Spark(2)-基础tranform算子(二)

一、算子列表

编号 名称
19 repartitionAndSortWithinPartitions算子
20 sortBy算子
21 sortByKey算子
22 reparation算子
23 coalesce算子
24 cogroup算子
25 join算子
26 leftOuterJoin算子
27 rightOuterJoin算子
28 fullOuterJoin算子
29 intersection算子
30 subtract算子
31 cartesian算子

二、代码示例

package sparkCore

import org.apache.spark.rdd.RDD
import org.apache.spark.{HashPartitioner, SparkConf, SparkContext}

object basic_transform_03 {

  def main(args: Array[String]): Unit = {
    val conf: SparkConf = new SparkConf().setAppName("transform").setMaster("local[*]")
    val sc:SparkContext = new SparkContext(conf)
    sc.setLogLevel("WARN")

    //19.repartitionAndSortWithinPartitions:按照值的分区器进行分区,并且将数据按照指定的规则在分区内排序,底层使用的是ShuffledRDD,设置
   // 了指定的分区器和排序规则
    println("*********19.repartitionAndSortWithinPartitions算子*****")
   val lst1: List[(String, Int)] = List(
     ("spark", 1), ("spark", 1), ("Hive", 1),
     ("Mysql", 1), ("Java", 1), ("Python", 1),
     ("Mysql", 1), ("kafka", 1), ("flink", 1)
   )

    val rdd19: RDD[(String, Int)] = sc.parallelize(lst1, 4)
    val partitioner: HashPartitioner = new HashPartitioner(rdd19.partitions.length)

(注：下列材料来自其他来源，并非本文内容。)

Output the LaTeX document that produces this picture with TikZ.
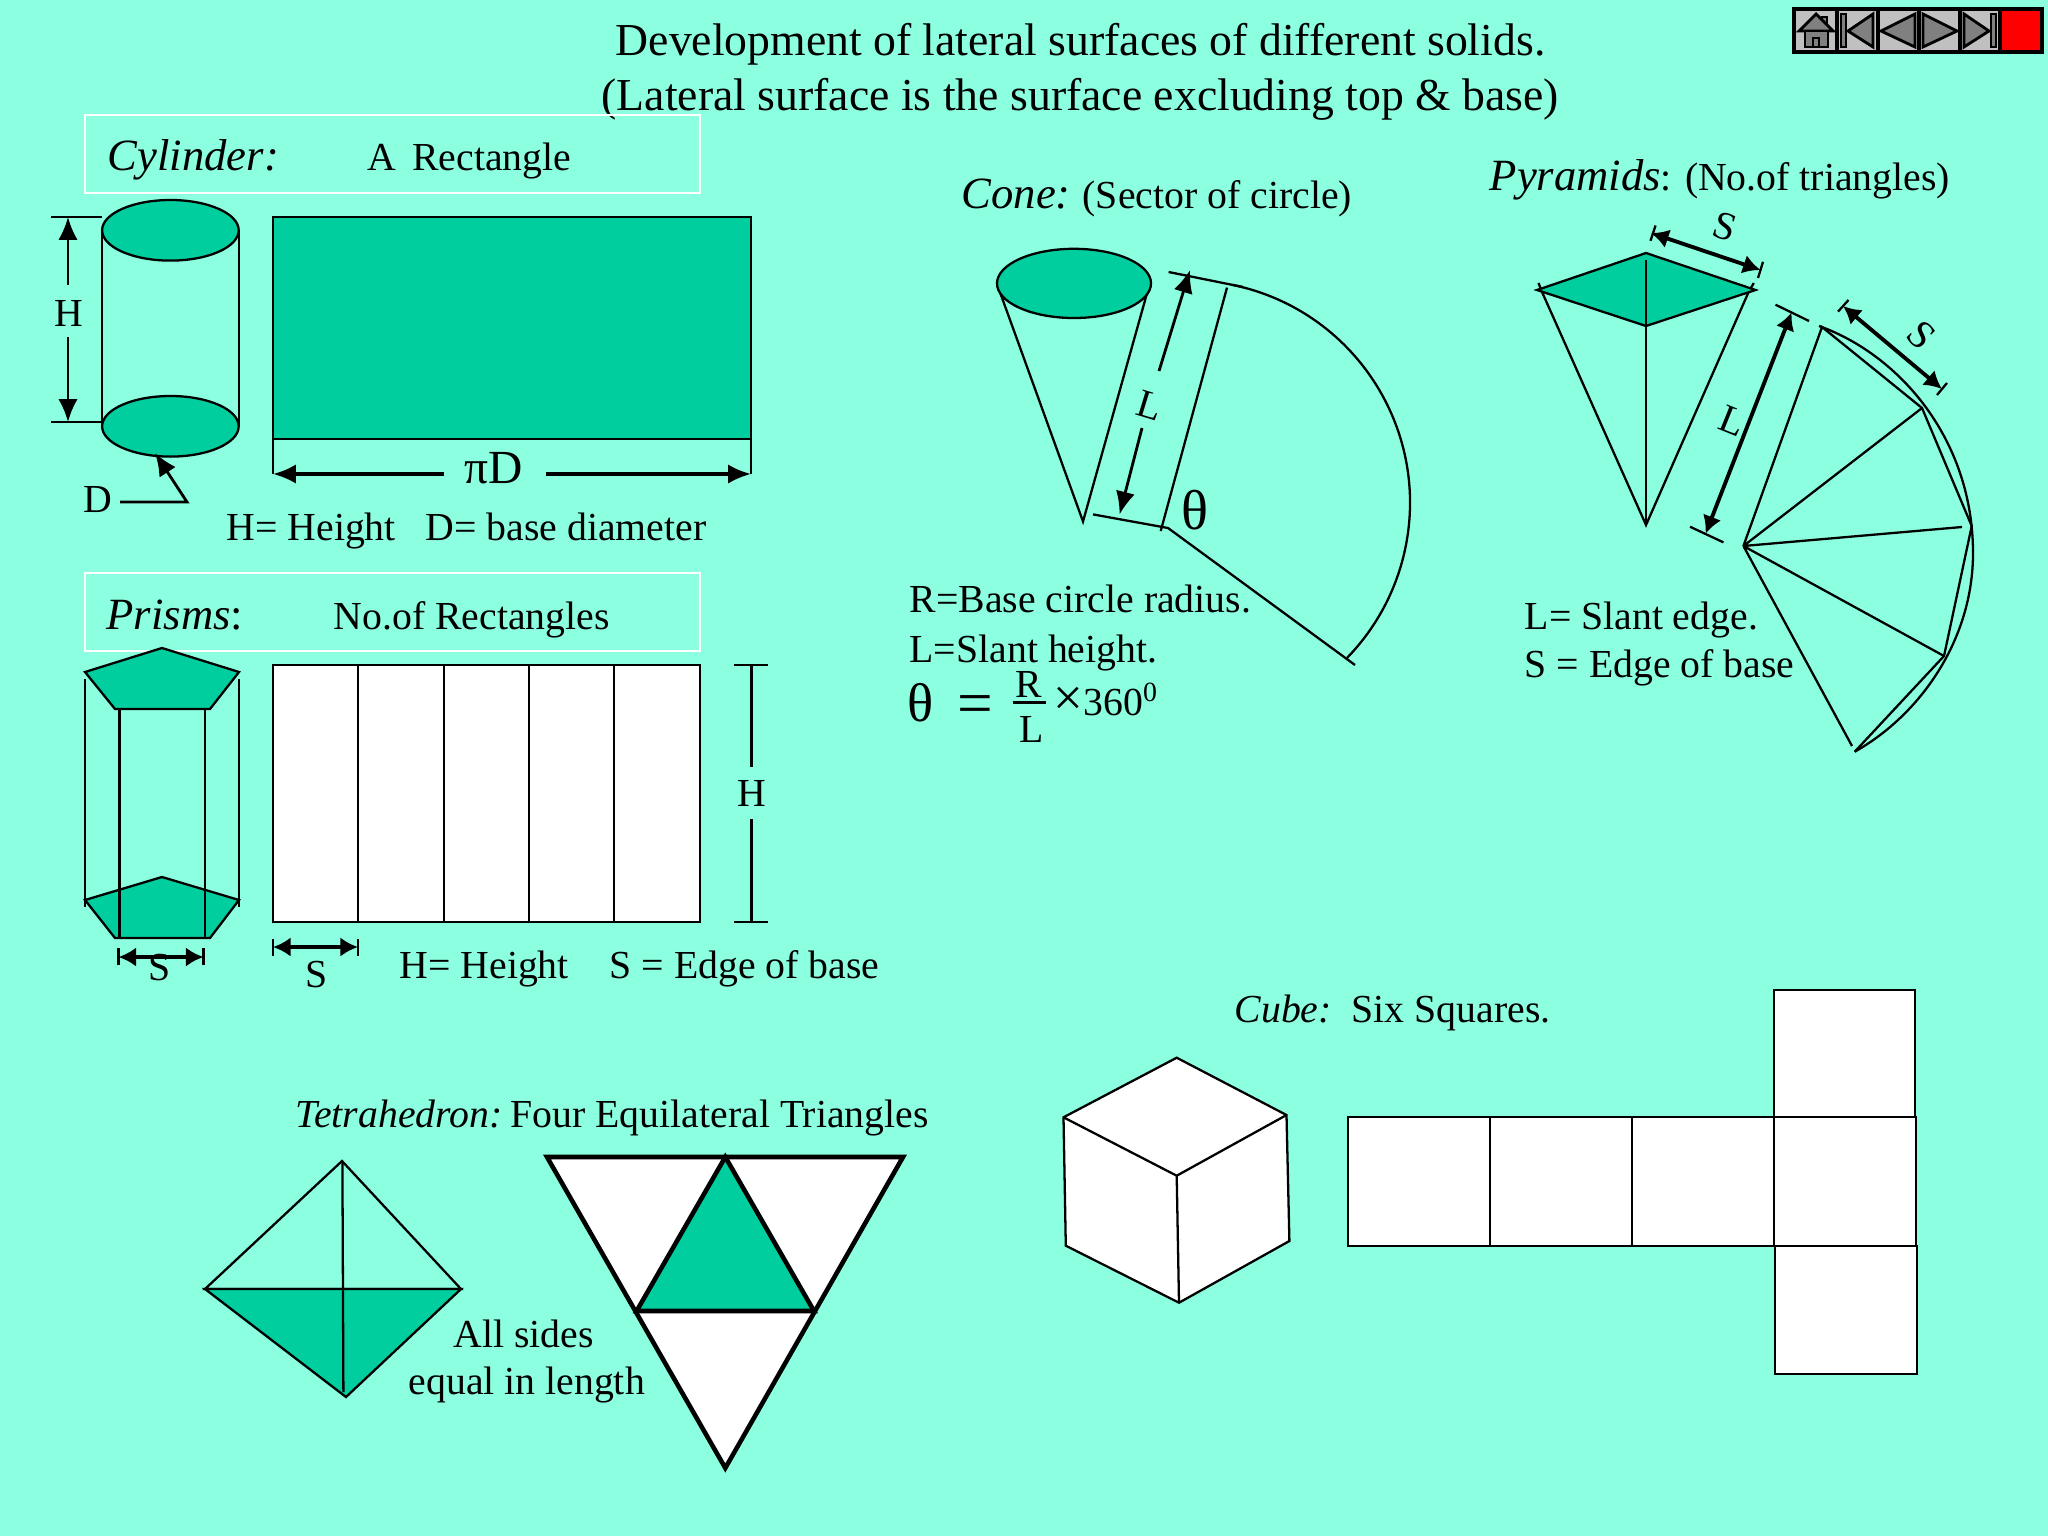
\documentclass[tikz,border=0pt]{standalone}
\usepackage{fontspec}
\setmainfont{Liberation Serif}
\usetikzlibrary{arrows.meta}
\definecolor{slide}{RGB}{140,255,224}
\definecolor{solidgreen}{RGB}{0,206,158}
\definecolor{navlight}{RGB}{192,192,192}
\definecolor{navdark}{RGB}{128,128,128}
\tikzset{
  edgeline/.style={draw=black,line width=.65pt},
  heavyline/.style={draw=black,line width=1.3pt,line join=miter},
  titlebox/.style={draw=white,line width=.5pt},
  dimarrow/.style={line width=.8pt,-{Latex[length=6.5pt,width=5.5pt]}},
  dimboth/.style={line width=1.1pt,{Latex[length=5pt,width=5.5pt]}-{Latex[length=5pt,width=5.5pt]}},
  navbutton/.style={fill=navlight,draw=black,line width=1.2pt},
  navicon/.style={fill=navdark,draw=black,line width=.8pt},
  word/.style={anchor=base west,inner sep=0pt,font=\fontsize{11.3}{12}\selectfont},
  headword/.style={anchor=base west,inner sep=0pt,font=\fontsize{12.7}{13}\selectfont\itshape},
  bigword/.style={anchor=base west,inner sep=0pt,font=\fontsize{13}{14}\selectfont}
}
\begin{document}
\begin{tikzpicture}[x=.01cm,y=-.01cm]

  \useasboundingbox (0,0) rectangle (2048,1536);
  \fill[slide] (0,0) rectangle (2048,1536);

  \begin{scope}[every node/.style={bigword}]
    \node (title1) at (615,55)  {Development of lateral surfaces of different solids.};
    \node (title2) at (601,110) {(Lateral surface is the surface excluding top \& base)};
  \end{scope}

  \draw[navbutton] (1794,9) rectangle (1837,52);
  \draw[navbutton] (1837,9) rectangle (1878,52);
  \draw[navbutton] (1878,9) rectangle (1919,52);
  \draw[navbutton] (1919,9) rectangle (1960,52);
  \draw[navbutton] (1960,9) rectangle (2000,52);
  \draw[black,fill=red,line width=1.2pt] (2000,9) rectangle (2042,52);
  \draw[navicon] (1822,17) rectangle (1827,24);
  \draw[navicon] (1799,31) -- (1816,14) -- (1833,31) -- cycle;
  \draw[navicon] (1805,31) rectangle (1828,47);
  \draw[navicon] (1813,38) rectangle (1819,47);
  \draw[navicon] (1841,14) rectangle (1846,47);
  \draw[navicon] (1848,31) -- (1873,14) -- (1873,47) -- cycle;
  \draw[navicon] (1881,31) -- (1915,14) -- (1915,47) -- cycle;
  \draw[navicon] (1923,14) -- (1923,47) -- (1957,31) -- cycle;
  \draw[navicon] (1964,14) -- (1964,47) -- (1989,31) -- cycle;
  \draw[navicon] (1991,14) rectangle (1996,47);

  \draw[titlebox] (85,115) rectangle (700,193);
  \draw[titlebox] (85,573) rectangle (700,651);

  \begin{scope}[every node/.style={word}]
    \node (height1) at (226,540) {H= Height};
    \node (diam)    at (425,540) {D= base diameter};
    \node (cylnet)  at (367,170) {A\hspace{.4em}Rectangle};
    \node (prnet)   at (333,629) {No.of Rectangles};
    \node (height2) at (399,978) {H= Height};
    \node (edge1)   at (609,978) {S = Edge of base};
    \node (conenet)  at (1082,208) {(Sector of circle)};
    \node (radius)   at (909,612) {R=Base circle radius.};
    \node (slant)    at (909,662) {L=Slant height.};
    \node (pyrnet)   at (1660,190) {: (No.of triangles)};
    \node (slant2)   at (1524,629) {L= Slant edge.};
    \node (edge2)    at (1524,677) {S = Edge of base};
    \node (tetname)  at (295,1127) {\itshape Tetrahedron:};
    \node (tetnet)   at (510,1127) {Four Equilateral Triangles};
    \node (sides)    at (453,1347) {All sides};
    \node (equal)    at (408,1394) {equal in length};
    \node (cubename) at (1234,1022) {\itshape Cube:};
    \node (cubenet)  at (1351,1022) {Six Squares.};
  \end{scope}

  \begin{scope}[every node/.style={headword}]
    \node (cylname)  at (107,170)  {Cylinder:};
    \node (prname)   at (106,629)  {Prisms\upshape:};
    \node (conename) at (961,208)  {Cone:};
    \node (pyrname)  at (1489,190) {Pyramids};
  \end{scope}

  \draw[edgeline] (102,230) -- (102,426) (239,230) -- (239,426);
  \draw[edgeline,fill=solidgreen] (170.4,230.3) ellipse [x radius=68.3,y radius=30.3];
  \draw[edgeline,fill=solidgreen] (170.4,426.3) ellipse [x radius=68.3,y radius=30.3];
  \draw[edgeline] (51,217) -- (102,217) (51,422) -- (102,422);
  \node[word,anchor=center] (cylh) at (69,313) {H};
  \draw[dimarrow] (68,285) -- (68,217);
  \draw[dimarrow] (68,337) -- (68,422);
  \node[word,anchor=center] (cyld) at (98,500) {D};
  \draw[dimarrow] (120,502) -- (187,502) -- (155,453);
  \draw[edgeline,fill=solidgreen] (273,217) rectangle (751,439);
  \draw[edgeline] (273,439) -- (273,474) (751,439) -- (751,474);
  \node[word,anchor=center,font=\fontsize{13.5}{14}\selectfont] (pid) at (494,468) {πD};
  \draw[dimarrow,line width=1pt] (444,474) -- (273,474);
  \draw[dimarrow,line width=1pt] (546,474) -- (751,474);

  \draw[edgeline] (85,679) -- (85,907) (239,679) -- (239,907);
  \draw[edgeline,fill=solidgreen] (162,648) -- (239,672) -- (210,709) -- (115,709) -- (85,672) -- cycle;
  \draw[edgeline,fill=solidgreen] (162,877) -- (239,900) -- (210,938) -- (115,938) -- (85,900) -- cycle;
  \draw[edgeline] (119.5,709) -- (119.5,938) (205,709) -- (205,938);
  \draw[edgeline] (118.5,948) -- (118.5,965) (203.5,948) -- (203.5,965);
  \draw[dimboth] (118.5,957) -- (203.5,957);
  \node[word,anchor=center] (prs1) at (160,968) {S};
  \draw[edgeline,fill=white] (273,665) rectangle (700,922);
  \foreach \xline in {358,444,529,614}
    \draw[edgeline] (\xline,665) -- (\xline,922);
  \draw[edgeline] (734,665) -- (768,665) (734,922) -- (768,922);
  \draw[edgeline] (751.5,665) -- (751.5,767) (751.5,819) -- (751.5,922);
  \node[word,anchor=center] (prh) at (751.5,793) {H};
  \draw[edgeline] (273,939) -- (273,956) (358,939) -- (358,956);
  \draw[dimboth] (273,947) -- (358,947);
  \node[word,anchor=center] (prs2) at (317,975) {S};

  \draw[edgeline] (999,289.5) -- (1083,521.5) -- (1147.5,291.5);
  \draw[edgeline,fill=solidgreen] (1074,283.4) ellipse [x radius=77,y radius=34.6];
  \draw[edgeline] (1168.6,272) -- (1243,287);
  \draw[edgeline] (1093,514.4) -- (1168,528) -- (1355,665);
  \draw[edgeline] (1227,287.6) -- (1160.7,531);
  \draw[edgeline] (1233,285) arc [start angle=-78.2,end angle=44.2,radius=222.5];
  \draw[dimarrow] (1159,371) -- (1190,270);
  \draw[dimarrow] (1142,428) -- (1119.6,514.4);
  \node[word,anchor=center,rotate=-17] (conel) at (1150,406) {L};
  \node[word,anchor=center,font=\fontsize{16}{16}\selectfont] (conetheta) at (1195,510) {θ};
  \node[word,anchor=center,font=\fontsize{15.5}{16}\selectfont] (eqtheta) at (921,703) {θ};
  \node[word,anchor=center,font=\fontsize{18}{18}\selectfont] (eqsign) at (975,710) {=};
  \node[word,anchor=center] (fracr) at (1029,684) {R};
  \node[word,anchor=center] (fracl) at (1032,729) {L};
  \draw[line width=.9pt] (1012.5,702.7) -- (1046.4,702.7);
  \node[word] (times) at (1053,715) {{\fontsize{15}{15}\selectfont×}360\textsuperscript{0}};

  \draw[edgeline] (1538.5,283) -- (1542,292) -- (1646,525) -- (1748.6,292) -- (1753.8,283);
  \draw[edgeline,fill=solidgreen] (1646,253) -- (1755.5,290) -- (1646,326) -- (1537,290) -- cycle;
  \draw[edgeline] (1646,260) -- (1646,525);
  \draw[edgeline] (1655.6,225.5) -- (1650.5,240.8) (1763,261.8) -- (1758,278);
  \draw[dimboth] (1651,233) -- (1760.6,270);
  \node[word,anchor=center,rotate=-18] (pyrs1) at (1724.5,227) {S};
  \draw[edgeline] (1775.5,304.7) -- (1809,321) (1690,526.7) -- (1723.5,542.4);
  \draw[dimboth] (1791.6,312.4) -- (1705.6,533.6);
  \node[word,anchor=center,rotate=-22] (pyrl) at (1733,421) {L};
  \draw[edgeline] (1743.4,546) -- (1822,327) -- (1922,408) -- (1971.7,526) -- (1944,656) -- (1854.7,751.7);
  \draw[edgeline] (1743.4,546) -- (1922,408) (1743.4,546) -- (1962,527) (1743.4,546) -- (1944,656) (1743.4,546) -- (1852,746);
  \draw[edgeline] (1819,326) .. controls (1900,355) and (1973,440) .. (1973,553)
    .. controls (1973,640) and (1920,715) .. (1854.7,751.7);
  \draw[edgeline] (1848.5,300) -- (1838,311.6) (1947,383) -- (1937,395);
  \draw[dimboth] (1843,306) -- (1942,389);
  \node[word,anchor=center,rotate=-45] (pyrs2) at (1921,335) {S};

  \draw[edgeline] (205,1289) -- (342,1161) -- (461,1289) -- cycle;
  \draw[edgeline,fill=solidgreen] (205,1289) -- (461,1289) -- (346,1397) -- cycle;
  \draw[edgeline] (342.4,1161) -- (343.4,1392);
  \draw[heavyline,fill=white] (547,1157) -- (903,1157) -- (725.3,1468) -- cycle;
  \draw[heavyline,fill=solidgreen] (725.3,1157) -- (814,1311) -- (636.6,1311) -- cycle;

  \draw[edgeline,fill=white] (1176.7,1057.7) -- (1286.5,1115) -- (1289.4,1241) -- (1179,1302.7) -- (1065.8,1245.7) -- (1063.5,1117.3) -- cycle;
  \draw[edgeline] (1063.5,1117.3) -- (1176.7,1175.7) -- (1286.5,1115) (1176.7,1175.7) -- (1179,1302.7);
  \begin{scope}[every path/.style={edgeline,fill=white}]
    \path (1348,1117) rectangle (1490,1246);
    \path (1490,1117) rectangle (1632,1246);
    \path (1632,1117) rectangle (1774,1246);
    \path (1774,1117) rectangle (1916,1246);
    \path (1774,990)  rectangle (1915,1117);
    \path (1775,1246) rectangle (1917,1374);
  \end{scope}

\end{tikzpicture}
\end{document}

    // rdd19按照指定的分区器进行分区,并且每个分区内的结果按照key(spark,hive等)的字母的字典顺序进行排序
    val ReSortwithinPatitioner_rdd: RDD[(String, Int)] = rdd19.repartitionAndSortWithinPartitions(partitioner)
    println(ReSortwithinPatitioner_rdd.collect().toList)

    //20.sortBy
    println("*********20.sortBy算子*************")

    val lst2: List[String] = List(
      "maple", "maple", "kelly", "Avery",
      "kelly", "Jacky", "Paul", "Avery",
      "maple", "maple", "Paul", "Avery"
    )

    val rdd20: RDD[String] = sc.parallelize(lst2)
    val words: RDD[String] = rdd20.flatMap(_.split(" "))
    val wordAndOne: RDD[(String, Int)] = words.map((_, 1))
    val reduced: RDD[(String, Int)] = wordAndOne.reduceByKey(_ + _)
    // 根据单词出现的次数,从高到低排序
    val sorted_rdd: RDD[(String, Int)] = reduced.sortBy(_._2, false)
    println(sorted_rdd.collect().toList)

    //21.sortByKey
    println("*********21.sortByKey算子*************")
    val sortedByKey_rdd: RDD[(Int, (String, Int))] = reduced.map(t => (t._2, t)).sortByKey(false)
    println(sortedByKey_rdd.collect().toList)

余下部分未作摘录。